Em nome do pai, do filho e dos espíritos jurídicos – o vale tudo contra o aborto legal
Com coragem, recuperemos a lucidez do debate como mantra e sigamos em frente, alinhados, ao menos, em homenagem aos nossos mínimos patamares civilizatórios: criança não é mãe, e estuprador não é pai
Juliana Brandão
Doutora em Direitos Humanos pela USP e pesquisadora sênior do Fórum Brasileiro de Segurança Pública
Nem bem iniciamos 2025, já foi declarada reaberta a temporada contrária ao aborto legal. Parece mesmo que o ano passado, com as investidas do Legislativo, a complacência do Judiciário e inércia do Executivo, deixou assanhada a turma que, em nome da legalidade, vai ganhando musculatura para o ataque a direitos. Só aqui neste espaço, antes falamos da PEC 164/2012 (Desde a concepção, para quem mesmo?) e do PL 1904/24 (Sem dourar a pílula – meninas negras vítimas de estupro e o PL antiborto) que tentaram desvirtuar a urgência do debate sobre a violência sexual que vitima no Brasil, majoritariamente, meninas negras.

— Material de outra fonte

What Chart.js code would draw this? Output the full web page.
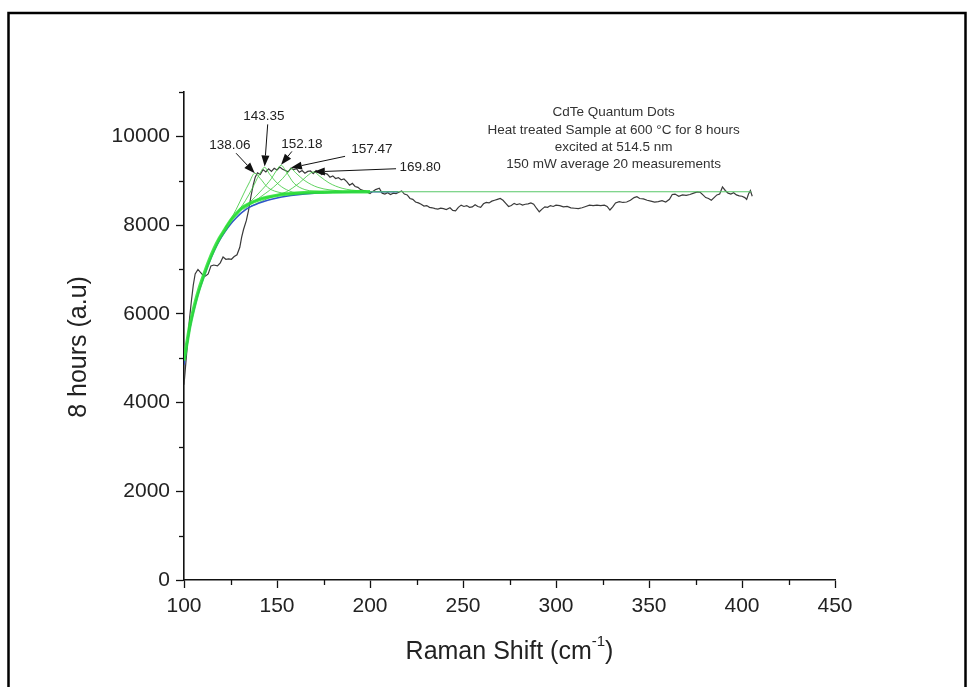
<!DOCTYPE html>
<html>
<head>
<meta charset="utf-8">
<title>CdTe Quantum Dots – Raman spectrum</title>
<script src="https://cdn.jsdelivr.net/npm/chart.js@4.4.1/dist/chart.umd.min.js"></script>
<style>
  html, body { margin: 0; padding: 0; background: #fff; }
  #wrap { position: relative; width: 976px; height: 687px; }
</style>
</head>
<body>
<div id="wrap"><canvas id="chart" width="976" height="687"></canvas></div>
<script>
// Measured Raman spectrum (averaged)
const shiftX = [100,101,102,103,104,105,106,107.5,108.5,110,111.5,113,114.5,116,118,119.5,121,122.5,124,125.5,127,128.5,130,131,132,133.5,134.7,136,137.2,138.3,139.5,141,142.5,144,145.5,147,148.5,150,151.5,153,154.5,156,157.5,159,160.5,162,163.5,165,166.5,168,169.5,171,172.5,174,175.5,177,178.5,180,181.5,183,184.5,186,187.5,189,190.5,192,193.5,195,196.5,198,200,201.5,203,205,206.5,208,209.5,211,212.5,214,215.5,217,218.5,220,221.5,223,224.5,226,227.5,229,230.5,232,233.5,235,236.5,238,239.5,241,243,244.5,246,247.5,249,250.5,252,253.5,255,256.5,258,259.5,261,262.5,264,265.5,267,268.5,270,271.5,273,274.5,276,277.5,279,280.5,282,283.5,285,286.5,288,289.5,291,292.5,294,295.5,297,298.5,300,302,304,306,308,310,312,314,316,318,320,322,324,326,327.5,329,330.5,332,334,336,338,340,342,343.5,345,347,349,351,353,355,357,359,361,362.5,364,366,368,370,372,374,376,377.5,379,380.5,382,383.5,385,386.5,388,389.5,391,392.5,394,395.5,397,398.5,400,401.5,402.5,403.5,404.5,405.5];
const intensity = [4400,4900,5400,5900,6300,6650,6900,7000,6950,6880,6850,6900,7080,7100,7080,7150,7280,7230,7240,7230,7290,7330,7500,7730,7900,8100,8330,8650,8900,9080,9180,9140,9250,9200,9270,9210,9280,9240,9310,9260,9230,9200,9280,9250,9270,9190,9230,9170,9210,9220,9160,9230,9190,9140,9170,9150,9080,9110,9050,9070,9020,9040,8980,8900,8940,8870,8850,8800,8780,8760,8710,8760,8800,8830,8720,8700,8730,8690,8720,8710,8740,8770,8700,8680,8600,8580,8520,8500,8470,8430,8440,8400,8390,8370,8360,8380,8370,8350,8390,8330,8320,8400,8450,8420,8440,8400,8410,8460,8420,8400,8480,8510,8500,8540,8560,8580,8600,8560,8490,8420,8440,8490,8460,8480,8450,8470,8480,8500,8470,8380,8300,8360,8410,8400,8440,8420,8450,8440,8410,8420,8390,8380,8370,8390,8420,8450,8440,8450,8440,8450,8420,8340,8410,8500,8530,8510,8520,8560,8620,8640,8600,8590,8560,8540,8520,8530,8550,8520,8580,8690,8700,8650,8680,8670,8690,8720,8750,8740,8680,8620,8600,8560,8620,8680,8700,8860,8780,8720,8700,8730,8680,8660,8650,8620,8580,8700,8780,8650];

// Cumulative peak fit
const fitX = [100,101,102,103,104,106,108,110,113,116,119,122,125,128,131,135,140,145,150,155,160,170,180,190,200,405];
const fitY = [4950,5200,5450,5700,5900,6250,6550,6800,7150,7450,7700,7900,8100,8250,8380,8480,8570,8630,8670,8700,8720,8740,8748,8750,8750,8750];

// Baseline
const baseX = [100,102,104,106,108,110,113,116,119,122,125,128,131,135,140,145,150,155,160,170,180,190,200,215];
const baseY = [4850,5400,5850,6200,6500,6750,7100,7400,7650,7850,8020,8160,8280,8400,8490,8560,8610,8650,8680,8720,8740,8748,8750,8750];

// Fitted peak positions (cm^-1)
const peakCenters = [138.06, 143.35, 152.18, 157.47, 169.80];

// Individual fitted peak components
const compX = [
  [118,124,128,132,135,138.06,141,145,150,160,175,190],
  [122,128,133,137,140,143.35,146,150,155,162,175],
  [128,135,142,147,150,152.18,155,159,165,175],
  [132,140,148,153,156,157.47,160,165,172,185],
  [135,145,155,162,166,169.80,173,178,185,195,210]
];
const compY = [
  [7650,8050,8350,8700,8950,9170,9050,8850,8750,8700,8740,8750],
  [7950,8250,8550,8850,9100,9300,9150,8950,8800,8720,8745],
  [8250,8500,8800,9050,9250,9350,9200,8950,8800,8750],
  [8350,8600,8850,9050,9200,9280,9180,9000,8850,8760],
  [8400,8600,8750,8950,9100,9200,9100,8950,8830,8770,8750]
];

// Peak label anchors and arrow tails / tips (data units)
const labelX = [124.7, 143.0, 163.4, 201.0, 226.9];
const labelY = [9800, 10450, 9820, 9700, 9300];
const tailX  = [128.0, 145.0, 158.0, 186.6, 214.0];
const tailY  = [9620, 10270, 9660, 9550, 9270];
const tipY   = [9170, 9320, 9360, 9290, 9200];

// Axis ticks
const xMajorTicks = [100,150,200,250,300,350,400,450];
const xMinorTicks = [125,175,225,275,325,375,425];
const yMajorTicks = [0,2000,4000,6000,8000,10000];
const yMinorTicks = [1000,3000,5000,7000,9000,11000];

// Sample description
const infoLines = [
  'CdTe Quantum Dots',
  'Heat treated Sample at 600 \u00B0C for 8 hours',
  'excited at 514.5 nm',
  '150 mW average 20 measurements'
];
const infoX = 331;
const infoY = 10540;

const pts = (xs, ys) => xs.map((x, i) => ({ x: x, y: ys[i] }));
const FONT = "'Liberation Sans', Arial, sans-serif";

const datasets = [];
datasets.push({
  label: 'spectrum', data: pts(shiftX, intensity),
  borderColor: '#3a3a3a', borderWidth: 1.2, pointRadius: 0, tension: 0, order: 3
});
compX.forEach((xs, i) => datasets.push({
  label: 'peak ' + peakCenters[i].toFixed(2), data: pts(xs, compY[i]),
  borderColor: 'rgba(60,200,60,0.9)', borderWidth: 0.9, pointRadius: 0,
  cubicInterpolationMode: 'monotone', order: 2
}));
datasets.push({
  label: 'baseline', data: pts(baseX, baseY),
  borderColor: '#2f56c8', borderWidth: 1.6, pointRadius: 0,
  cubicInterpolationMode: 'monotone', order: 1
});
const bandN = fitX.filter(x => x <= 200).length;
datasets.push({
  label: 'fit band', data: pts(fitX.slice(0, bandN), fitY.slice(0, bandN)),
  borderColor: 'rgba(40,225,50,0.85)', borderWidth: 3.5, pointRadius: 0,
  cubicInterpolationMode: 'monotone', order: 0
});
datasets.push({
  label: 'fit', data: pts(fitX, fitY),
  borderColor: '#58c868', borderWidth: 1.1, pointRadius: 0,
  cubicInterpolationMode: 'monotone', order: 0
});

const decor = {
  id: 'decor',
  beforeDraw(chart) {
    const c = chart.ctx;
    c.save();
    c.fillStyle = '#fff';
    c.fillRect(0, 0, chart.width, chart.height);
    c.strokeStyle = '#000';
    c.lineWidth = 2.5;
    c.strokeRect(8.5, 13, 957, 690);
    c.restore();
  },
  afterDraw(chart) {
    const c = chart.ctx, xs = chart.scales.x, ys = chart.scales.y, a = chart.chartArea;
    c.save();
    // minor ticks
    c.strokeStyle = '#111';
    c.lineWidth = 1.3;
    xMinorTicks.forEach(v => {
      const px = Math.round(xs.getPixelForValue(v)) + 0.5;
      c.beginPath(); c.moveTo(px, a.bottom); c.lineTo(px, a.bottom + 5); c.stroke();
    });
    yMinorTicks.forEach(v => {
      const py = Math.round(ys.getPixelForValue(v)) + 0.5;
      c.beginPath(); c.moveTo(a.left, py); c.lineTo(a.left - 5, py); c.stroke();
    });

    // peak labels and arrows
    c.fillStyle = '#222';
    c.font = '13.5px ' + FONT;
    c.textAlign = 'center';
    c.textBaseline = 'middle';
    peakCenters.forEach((p, i) => {
      c.fillText(p.toFixed(2), xs.getPixelForValue(labelX[i]), ys.getPixelForValue(labelY[i]));
      const x0 = xs.getPixelForValue(tailX[i]), y0 = ys.getPixelForValue(tailY[i]);
      const x1 = xs.getPixelForValue(p), y1 = ys.getPixelForValue(tipY[i]);
      const ang = Math.atan2(y1 - y0, x1 - x0);
      const L = 11, W = 4;
      c.strokeStyle = '#111'; c.lineWidth = 1;
      c.beginPath(); c.moveTo(x0, y0);
      c.lineTo(x1 - L * Math.cos(ang), y1 - L * Math.sin(ang)); c.stroke();
      c.fillStyle = '#111';
      c.beginPath();
      c.moveTo(x1, y1);
      c.lineTo(x1 - L * Math.cos(ang) + W * Math.sin(ang), y1 - L * Math.sin(ang) - W * Math.cos(ang));
      c.lineTo(x1 - L * Math.cos(ang) - W * Math.sin(ang), y1 - L * Math.sin(ang) + W * Math.cos(ang));
      c.closePath(); c.fill();
      c.fillStyle = '#222';
    });

    // sample description
    c.fillStyle = '#333';
    c.font = '13.5px ' + FONT;
    const cx = xs.getPixelForValue(infoX), cy = ys.getPixelForValue(infoY);
    infoLines.forEach((t, i) => c.fillText(t, cx, cy + i * 17.4));

    // axis titles
    c.fillStyle = '#222';
    c.font = '25px ' + FONT;
    c.save();
    c.translate(79, (a.top + a.bottom) / 2 + 11);
    c.rotate(-Math.PI / 2);
    c.textAlign = 'center';
    c.textBaseline = 'middle';
    c.fillText('8 hours (a.u)', 0, 0);
    c.restore();

    const main = 'Raman Shift (cm', sup = '-1', close = ')';
    c.font = '25px ' + FONT;
    const wMain = c.measureText(main).width, wClose = c.measureText(close).width;
    c.font = '15px ' + FONT;
    const wSup = c.measureText(sup).width;
    const total = wMain + wSup + wClose;
    let tx = (a.left + a.right) / 2 - total / 2;
    const ty = 652;
    c.textAlign = 'left';
    c.textBaseline = 'middle';
    c.font = '25px ' + FONT;
    c.fillText(main, tx, ty);
    c.font = '15px ' + FONT;
    c.fillText(sup, tx + wMain, ty - 10);
    c.font = '25px ' + FONT;
    c.fillText(close, tx + wMain + wSup, ty);
    c.restore();
  }
};

new Chart(document.getElementById('chart'), {
  type: 'line',
  data: { datasets },
  options: {
    responsive: false,
    animation: false,
    events: [],
    layout: { padding: { left: 0, top: 92, right: 141, bottom: 0 } },
    plugins: { legend: { display: false }, tooltip: { enabled: false } },
    scales: {
      x: {
        type: 'linear', min: 100, max: 450,
        afterFit: s => { s.height = 107; },
        afterBuildTicks: s => { s.ticks = xMajorTicks.map(v => ({ value: v })); },
        border: { display: true, color: '#111', width: 1.6 },
        grid: { drawOnChartArea: false, tickLength: 8, tickColor: '#111', tickWidth: 1.3 },
        ticks: { color: '#222', padding: 6, font: { family: FONT, size: 21 }, maxRotation: 0,
                 callback: v => String(v) }
      },
      y: {
        type: 'linear', min: 0, max: 11000,
        afterFit: s => { s.width = 184; },
        afterBuildTicks: s => { s.ticks = yMajorTicks.map(v => ({ value: v })); },
        border: { display: true, color: '#111', width: 1.6 },
        grid: { drawOnChartArea: false, tickLength: 8, tickColor: '#111', tickWidth: 1.3 },
        ticks: { color: '#222', padding: 6, font: { family: FONT, size: 21 },
                 callback: v => String(v) }
      }
    }
  },
  plugins: [decor]
});
</script>
</body>
</html>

A normativa da vez é a Resolução 258, de 23 de dezembro de 2024. O contrassenso é que esse regulamento traz diretrizes para proteger crianças e adolescentes vítimas de violência sexual – ou seja, estamos falando de um movimento de garantia de direitos. Antes que a desinformação tome conta, vale conferir a literalidade da previsão normativa: “A interrupção legal da gestação é um direito humano de crianças e adolescentes vítimas de violência sexual, estando diretamente relacionado à proteção de seus direitos à saúde, à vida e à integridade física e psicológica, bem como ao pleno exercício de sua cidadania”.
Estabelecida pelo Conselho Nacional dos Direitos da Criança e do Adolescente – CONANDA, no entanto, a resolução 258/24 foi publicamente atacada por setores progressistas e conservadores, chegou a ser judicialmente suspensa, no final de 2024 e, até o momento em que o presente texto é publicado, encontra-se sustentada por uma cautelar, do TRF da 1ª Região, datada de 06/01/2025.
Estamos falando de 37 artigos que traduzem, em linguagem jurídica, os contornos da proteção à infância e juventude, face à irreparável marca da violência sexual. O que não conseguimos impedir de acontecer nessa fase peculiar de desenvolvimento humano, temos o dever, enquanto coletividade, de mitigar, restabelecendo a rota de proteção e cuidados necessários e inerentes à condição de criança e adolescente.
Contudo, isso facilmente se perdeu, no esvaziamento da discussão que faz parecer, tão só, que estamos frente a uma questão de inadequação normativa. Tudo se passa como se estivéssemos diante de um trivial acontecimento na vida de crianças e adolescentes – afinal, ter a infância interrompida e violentada por estupro, do que se pode ainda ter uma gravidez, é algo que integra os sonhos e projetos das meninas negras brasileiras, não é mesmo?
Em nome da família, argumentou-se que a autoridade derivada do poder familiar seria atropelada pela resolução. Em nome da defesa da invasão de competência, argumentou-se que a legalidade não foi observada.
Ora, com coragem, recuperemos a lucidez do debate como mantra e sigamos em frente, alinhados, ao menos, em homenagem aos nossos mínimos patamares civilizatórios: criança não é mãe, e estuprador não é pai. Não há o que titubear. Violência sexual precisa ser enfrentada.
Vivemos tempos em que dizer o óbvio se faz ainda mais necessário. Aqui, inverter a ordem não altera a atrocidade – gravidez por estupro não se confunde com defesa da vida.